SABRA LANE: How do you beat Mr Morrison at the next election? You believe that he is mimicking Mr Trump from wearing baseball caps to cultivating patriotic fervour even coining his own term for fake news.

You'd think the "bubble question" phrase that he uses, his term for that.

The public seems to be liking all of that.

JOEL FITZGIBBON: Well, he is certainly reading the Donald Trump playbook but I think he is a cheap imitation. I think there is a stark contrast there.

Whether you support him or you don't, Donald Trump is a change agent, whereas Scott Morrison is just promising more of the same.

He promised in the election he would change nothing and that's one election promise he has absolutely kept.
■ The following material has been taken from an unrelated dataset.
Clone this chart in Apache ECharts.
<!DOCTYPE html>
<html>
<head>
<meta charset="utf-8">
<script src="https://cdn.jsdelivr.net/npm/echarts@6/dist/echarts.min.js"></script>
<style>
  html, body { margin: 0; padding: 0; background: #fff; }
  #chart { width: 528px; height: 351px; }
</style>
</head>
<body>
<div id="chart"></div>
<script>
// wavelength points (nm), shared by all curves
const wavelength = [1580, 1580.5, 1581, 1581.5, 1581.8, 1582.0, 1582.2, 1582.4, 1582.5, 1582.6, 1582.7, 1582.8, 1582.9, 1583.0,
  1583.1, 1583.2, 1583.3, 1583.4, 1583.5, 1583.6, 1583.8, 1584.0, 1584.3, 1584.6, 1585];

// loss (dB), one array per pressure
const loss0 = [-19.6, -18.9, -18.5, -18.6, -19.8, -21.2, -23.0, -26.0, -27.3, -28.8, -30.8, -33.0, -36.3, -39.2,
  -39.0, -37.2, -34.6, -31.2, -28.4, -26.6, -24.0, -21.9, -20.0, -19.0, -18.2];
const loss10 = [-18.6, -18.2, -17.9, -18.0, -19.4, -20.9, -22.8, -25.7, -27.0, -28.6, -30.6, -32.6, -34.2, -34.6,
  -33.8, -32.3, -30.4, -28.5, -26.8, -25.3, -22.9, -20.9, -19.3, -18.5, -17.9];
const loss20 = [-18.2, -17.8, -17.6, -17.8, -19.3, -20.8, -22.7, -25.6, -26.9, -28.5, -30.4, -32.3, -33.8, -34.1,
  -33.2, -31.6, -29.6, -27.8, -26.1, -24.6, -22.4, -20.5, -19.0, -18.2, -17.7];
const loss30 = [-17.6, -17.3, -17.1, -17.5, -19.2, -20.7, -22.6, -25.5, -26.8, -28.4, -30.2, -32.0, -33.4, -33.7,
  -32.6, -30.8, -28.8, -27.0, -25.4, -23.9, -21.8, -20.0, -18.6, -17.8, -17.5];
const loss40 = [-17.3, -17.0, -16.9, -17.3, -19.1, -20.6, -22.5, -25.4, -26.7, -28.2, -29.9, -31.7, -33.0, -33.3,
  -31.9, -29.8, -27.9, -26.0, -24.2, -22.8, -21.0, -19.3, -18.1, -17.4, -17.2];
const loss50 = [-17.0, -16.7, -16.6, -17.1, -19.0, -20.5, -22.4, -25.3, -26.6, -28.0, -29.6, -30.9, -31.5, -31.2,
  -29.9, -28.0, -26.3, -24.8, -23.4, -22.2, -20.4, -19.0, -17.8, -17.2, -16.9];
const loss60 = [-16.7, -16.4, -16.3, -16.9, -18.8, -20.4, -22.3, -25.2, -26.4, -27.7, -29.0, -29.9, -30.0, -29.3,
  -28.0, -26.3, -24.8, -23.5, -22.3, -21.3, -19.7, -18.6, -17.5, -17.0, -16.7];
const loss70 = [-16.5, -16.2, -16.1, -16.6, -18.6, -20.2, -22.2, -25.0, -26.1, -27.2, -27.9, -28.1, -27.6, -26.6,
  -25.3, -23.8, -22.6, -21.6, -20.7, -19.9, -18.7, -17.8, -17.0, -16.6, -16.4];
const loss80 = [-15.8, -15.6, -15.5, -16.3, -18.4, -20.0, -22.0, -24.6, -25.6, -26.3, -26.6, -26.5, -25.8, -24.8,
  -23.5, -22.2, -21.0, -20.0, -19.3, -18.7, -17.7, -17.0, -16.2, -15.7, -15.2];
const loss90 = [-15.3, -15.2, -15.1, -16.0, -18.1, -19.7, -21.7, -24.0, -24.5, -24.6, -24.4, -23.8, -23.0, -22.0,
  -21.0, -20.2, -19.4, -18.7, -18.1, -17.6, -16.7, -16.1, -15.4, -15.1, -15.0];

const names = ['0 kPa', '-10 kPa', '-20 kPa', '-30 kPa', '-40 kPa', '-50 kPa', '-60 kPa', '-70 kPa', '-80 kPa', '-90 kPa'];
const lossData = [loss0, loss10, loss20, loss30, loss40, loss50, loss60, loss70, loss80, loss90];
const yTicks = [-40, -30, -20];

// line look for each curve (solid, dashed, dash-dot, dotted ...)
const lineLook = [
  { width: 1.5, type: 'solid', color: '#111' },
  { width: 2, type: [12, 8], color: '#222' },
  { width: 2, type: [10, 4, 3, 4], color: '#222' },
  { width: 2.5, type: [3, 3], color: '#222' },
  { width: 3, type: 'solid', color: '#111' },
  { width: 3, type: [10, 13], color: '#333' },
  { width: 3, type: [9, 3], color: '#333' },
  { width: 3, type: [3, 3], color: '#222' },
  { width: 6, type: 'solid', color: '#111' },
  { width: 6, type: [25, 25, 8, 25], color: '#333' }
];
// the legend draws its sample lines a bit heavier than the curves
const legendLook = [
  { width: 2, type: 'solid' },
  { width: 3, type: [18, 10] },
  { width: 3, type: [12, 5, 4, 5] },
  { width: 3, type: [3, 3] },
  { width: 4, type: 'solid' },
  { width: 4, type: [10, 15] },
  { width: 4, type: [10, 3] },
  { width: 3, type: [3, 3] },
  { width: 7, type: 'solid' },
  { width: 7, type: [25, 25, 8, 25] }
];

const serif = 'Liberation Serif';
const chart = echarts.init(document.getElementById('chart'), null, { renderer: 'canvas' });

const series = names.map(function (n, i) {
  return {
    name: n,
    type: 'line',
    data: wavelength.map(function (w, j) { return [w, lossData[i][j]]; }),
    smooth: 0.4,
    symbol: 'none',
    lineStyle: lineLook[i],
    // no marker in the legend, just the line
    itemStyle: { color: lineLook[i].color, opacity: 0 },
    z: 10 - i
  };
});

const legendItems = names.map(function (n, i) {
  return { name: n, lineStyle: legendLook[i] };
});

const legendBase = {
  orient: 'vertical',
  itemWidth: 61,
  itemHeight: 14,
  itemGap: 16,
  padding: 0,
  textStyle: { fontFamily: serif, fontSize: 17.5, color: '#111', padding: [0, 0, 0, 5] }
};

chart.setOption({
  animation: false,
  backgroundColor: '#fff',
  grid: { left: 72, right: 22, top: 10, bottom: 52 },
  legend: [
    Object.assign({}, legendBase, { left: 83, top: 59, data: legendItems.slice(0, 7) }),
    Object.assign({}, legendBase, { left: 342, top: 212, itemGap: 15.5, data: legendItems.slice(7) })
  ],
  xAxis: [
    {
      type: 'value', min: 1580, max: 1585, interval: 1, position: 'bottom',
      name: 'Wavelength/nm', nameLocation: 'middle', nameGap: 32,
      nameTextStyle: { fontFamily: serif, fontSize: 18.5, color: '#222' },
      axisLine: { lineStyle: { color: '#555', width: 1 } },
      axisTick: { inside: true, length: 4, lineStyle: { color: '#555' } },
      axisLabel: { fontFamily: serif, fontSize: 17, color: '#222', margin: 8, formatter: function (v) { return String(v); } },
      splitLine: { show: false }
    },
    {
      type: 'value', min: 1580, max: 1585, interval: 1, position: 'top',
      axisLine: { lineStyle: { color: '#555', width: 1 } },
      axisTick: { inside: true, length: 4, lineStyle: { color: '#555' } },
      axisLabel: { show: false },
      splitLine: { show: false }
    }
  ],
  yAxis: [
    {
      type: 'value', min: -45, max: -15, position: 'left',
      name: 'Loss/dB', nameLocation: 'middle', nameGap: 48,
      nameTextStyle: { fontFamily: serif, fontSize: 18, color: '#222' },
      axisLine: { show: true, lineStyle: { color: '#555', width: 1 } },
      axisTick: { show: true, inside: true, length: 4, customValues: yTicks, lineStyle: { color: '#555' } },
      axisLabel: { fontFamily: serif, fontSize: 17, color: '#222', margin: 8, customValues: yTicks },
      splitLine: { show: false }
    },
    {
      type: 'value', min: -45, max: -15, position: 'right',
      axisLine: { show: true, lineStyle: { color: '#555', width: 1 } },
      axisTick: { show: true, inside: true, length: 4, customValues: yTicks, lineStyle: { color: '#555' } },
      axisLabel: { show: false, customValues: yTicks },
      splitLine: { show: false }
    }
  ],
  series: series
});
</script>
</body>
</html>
But I think people are looking for imagination, innovation, creativity and they want a government that sees a very rapidly changing world and has policies to adapt to that world and to provide opportunity for all Australians.

SABRA LANE: You recently advocated adopting the Coalition's policy on carbon emissions. It is reported that Mr Albanese carpeted you for that. Is that right and will you still advocate that idea?

JOEL FITZGIBBON: Well, Albo and I certainly had a robust conversation about my views. There is nothing wrong with that.

That's a healthy thing.

The key point I was making is that we need a policy settlement on carbon emissions. We want to be able to get things done.

Emissions continue to rise every year and I was prosecuting a case for forcing Scott Morrison to reverse that and to hold him to account.

We can sit back for three years and allow emissions to continue to rise or we can put in place strategies to force Scott Morrison to finally do something.

SABRA LANE: Will you still keep advocating that idea of copying the Coalition's policy?

JOEL FITZGIBBON: I'll certainly keep advocating for a political settlement. I don't want to go to another election where carbon emissions are front and centre in the election campaign.

I don't believe that's good for the Labor Party but more particularly, I don't believe it is good for the country because it is a recipe for more rising emissions over the coming years and it is a recipe for higher household energy bills and it's a recipe for less manufacturing jobs in Australia.

SABRA LANE: You've reached out to Mr Morrison recently to end the wars on climate and energy. Is he talking to you?

JOEL FITZGIBBON: No, I don't think it is in Scott Morrison's character to accept the hand of bipartisanship. He's demonstrated that on drought and I'm sure that will be the case on carbon and energy policy.

That's a mistake on his part because with a settlement, we could meet our international obligations on carbon emissions, we could take meaningful action on climate change while at the same time, retaining a strong coal mining industry and at the same time, drive energy prices for households and manufacturers down rather than continue to allow them to rise.

SABRA LANE: And that is the Shadow Agriculture Minister, Joel Fitzgibbon.